My biggest surprize concerning Mississippi, it is HILLY. Totally unexpected after flat east Texas and flat Louisiana. Whenever I have to spell Mississippi, I remember taking the kids on the ferry back from lower Manhatten to Staten Island. We were surrounded by standing businessmen totally engrossed in reading their Wall Street Journals. Mike was maybe 6 years old and he kept spelling M-I-S-S-I-S-S-I-PP to Mary and saying “Get it Mary, PP, get it Mary”. It was hilarious with all these businessmen seemingly oblivious to these little kids yucking it up with potty humor. I guess you had to be there.
What a great day for cycling!!! The owner of the B&B gave us a send off, apologizing for Monday’s rain, as we started on the day’s ride. It was a foggy start but soon burned off. We were peeling layers at our first couple rest stops. Matt quickly got the hang of our riding schedule, we stop every ten to fifteen miles for a little break to take care of nature calls and eat and drink to stay fueled up. There is absolutely no concern about the intake of too many calories.

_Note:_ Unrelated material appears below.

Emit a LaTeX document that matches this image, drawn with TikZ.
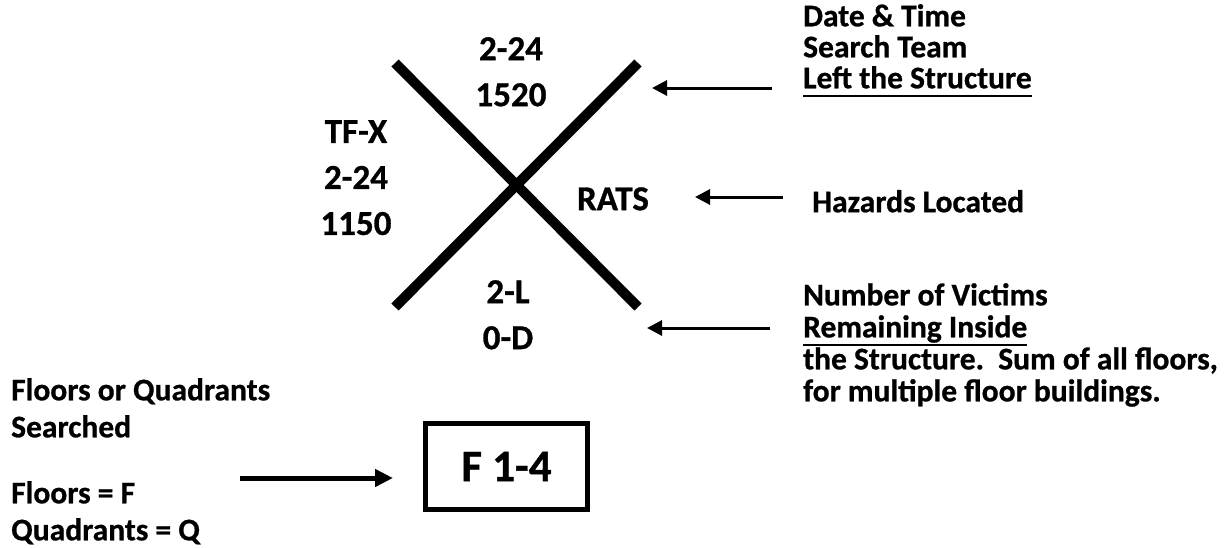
\documentclass[tikz,border=0pt]{standalone}
\usepackage{fontspec}
\setmainfont{Carlito}[BoldFeatures={FakeBold=0.8}]
\usetikzlibrary{arrows.meta}
\frenchspacing
\newcommand{\underrule}[1]{\setbox0\hbox{#1}\rlap{\raisebox{-9pt}[0pt][0pt]{\rule{\wd0}{2.5pt}}}\box0}

\begin{document}
\begin{tikzpicture}[x=1pt,y=-1pt,
    marktext/.style={font=\bfseries\fontsize{35}{46}\selectfont, align=center, inner sep=0pt,
      anchor=north, execute at begin node=\rule{0pt}{28pt}},
    note/.style={font=\bfseries\fontsize{31.5}{31}\selectfont, align=left, inner sep=0pt,
      anchor=north west, execute at begin node=\rule{0pt}{24pt}},
    pointer/.style={line width=3pt, -{Triangle[length=15pt,width=15pt]}},
    bar/.style={line width=10pt}]
\useasboundingbox (0,0) rectangle (1227,547);

% the search marking
\coordinate (nw) at (395,63);
\coordinate (ne) at (638,63);
\coordinate (sw) at (395,307);
\coordinate (se) at (638,307);
\draw[bar] (nw) -- (se);
\draw[bar] (sw) -- (ne);

\node[marktext] (leftq) at (356,120) {TF-X\\2-24\\1150};
\node[marktext] (topq) at (511,37) {2-24\\1520};
\node[marktext] (rightq) at (613,182) {RATS};
\node[marktext] (bottomq) at (508,280) {2-L\\0-D};

% explanations
\node[note] (leftnote) at (803,4)
  {Date \& Time\\Search Team\\\underrule{Left the Structure}};
\node[note] (hazardnote) at (812,188) {Hazards Located};
\node[note, font=\bfseries\fontsize{31.5}{32}\selectfont] (victimnote) at (803,283)
  {Number of Victims\\\underrule{Remaining Inside}\\the Structure.\ \ Sum of all floors,\\for multiple floor buildings.};
\node[note, font=\bfseries\fontsize{31.5}{37}\selectfont] (floornote) at (11,378)
  {Floors or Quadrants\\Searched\\[29pt]Floors = F\\Quadrants = Q};

\node[draw, line width=5pt, minimum width=162pt, minimum height=86pt, inner sep=0pt,
  font=\bfseries\fontsize{45}{50}\selectfont] (floors) at (506.5,466.5) {F 1-4};

% pointers
\coordinate (lefttail) at (772,88);
\coordinate (lefttip) at (652,88);
\coordinate (hazardtail) at (783,197);
\coordinate (hazardtip) at (695,197);
\coordinate (victimtail) at (770,328);
\coordinate (victimtip) at (647,328);
\coordinate (floortail) at (240,478);
\coordinate (floortip) at (393,478);
\draw[pointer] (lefttail) -- (lefttip);
\draw[pointer] (hazardtail) -- (hazardtip);
\draw[pointer] (victimtail) -- (victimtip);
\draw[pointer, line width=5pt, -{Triangle[length=18pt,width=17pt]}] (floortail) -- (floortip);
\end{tikzpicture}
\end{document}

Don’t ask me why, but the singing bug got into us. We were each belting out songs, usually only one verse or so because that is about all we can remember of the lyrics. Mile after mile, we were singing away, usually with more than one joining in when we could figure out what the song was. We weren’t always in tune so sometimes it took a little longer than others, Brian. Oops I swore I wasn’t going to name names.
I saw my first couple historical markers in Jackson, LA. That’s a huge difference from Texas where there seems to be a historical marker every five miles or so. Maybe LA isn’t as proud of their history as Texans are. The marker I read described a revolution for independence (the second on American soil) where the local Anglo Saxon settlers revolted against the Spanish government and captured the local governor. They were an independant government, called the “Independant Free State of West Florida” for about 75 days. American troops arrived and they were annexed to the US, which is probably what they wanted all along.
By the end of the ride, we were all in shorts and short sleeve biking shirts for the first time this leg. Temps were in the 70’s. After hot showers to get the road grit off our legs from the early morning fog, we were ready for dinner and mapping out tomorrow’s route. Beth picked up some Breath Right so we’ll see if Matt can get some sleep tonight.